Net income in the three months through March rose to 3.53 billion kronor ($539 million) from 3.41 billion kronor a year earlier, the Stockholm-based lender said in a statement on April 23. The average profit estimate in a survey of 13 analysts surveyed by Bloomberg was for a profit of 3.49 billion kronor.
Swedbank suffered soaring loan losses in the Baltic countries of Estonia, Latvia and Lithuania in 2009 after a credit-fuelled housing boom turned bust and has since reduced risks, boosted its capital buffers and worked to improve investor confidence. The bank, which has a long-term debt rating of A+ at Standard & Poor’s and A2 at Moody’s, said that it expects its credit rating to be “harmonized” with that of its peers this year after funding costs dropped.
“A positive trend with lower absolute and relative funding costs has continued as more investors recognize Swedbank’s low risks and robust results,” Chief Executive Officer Michael Wolf said in the statement. “We expect to improve our credit rating during the year and are working actively with ratings agencies to ensure they have an updated view of the bank.”
Swedbank on Jan. 30 raised its dividend payout ratio to 75 percent of profit, saying that low demand for credit in the Nordic and Baltic countries and a capital base that already fulfills Sweden’s stricter capital requirements gives it more scope to hand out capital back to its shareholders. The bank this month said it’s also selling its Ukraine unit and winding down its Russia operations to focus on its Nordic and Baltic markets.
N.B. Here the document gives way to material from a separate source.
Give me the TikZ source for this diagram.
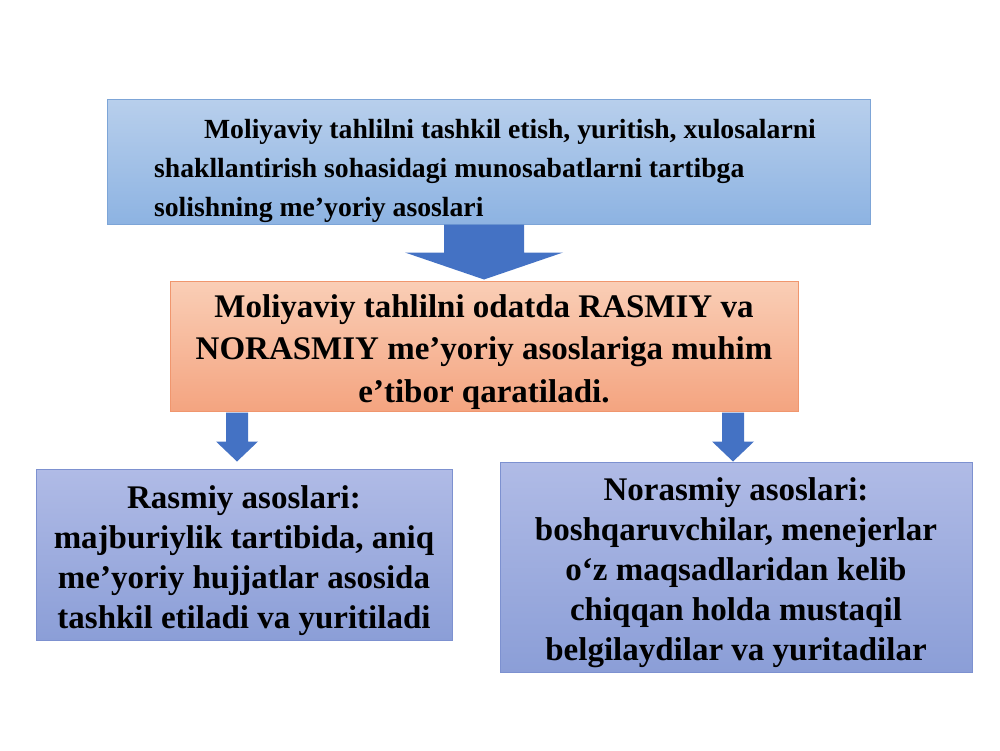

First-quarter net interest income advanced 9.4 percent to 5.35 billion kronor, while costs dropped 6.6 percent to 4.04 billion kronor. Swedbank said on April 23 that it expects its expenses in 2013 to be at the same level as last year.
The bank reported a common equity Tier 1 ratio of 17.3 percent under Basel II regulation in the first quarter and a ratio of 16.4 percent under Basel III rules. Sweden requires its biggest lenders to hold at least 10 percent in core Tier 1 capital of risk-weighted assets this year, and a minimum of 12 percent from 2015, some of the strictest rules in Europe.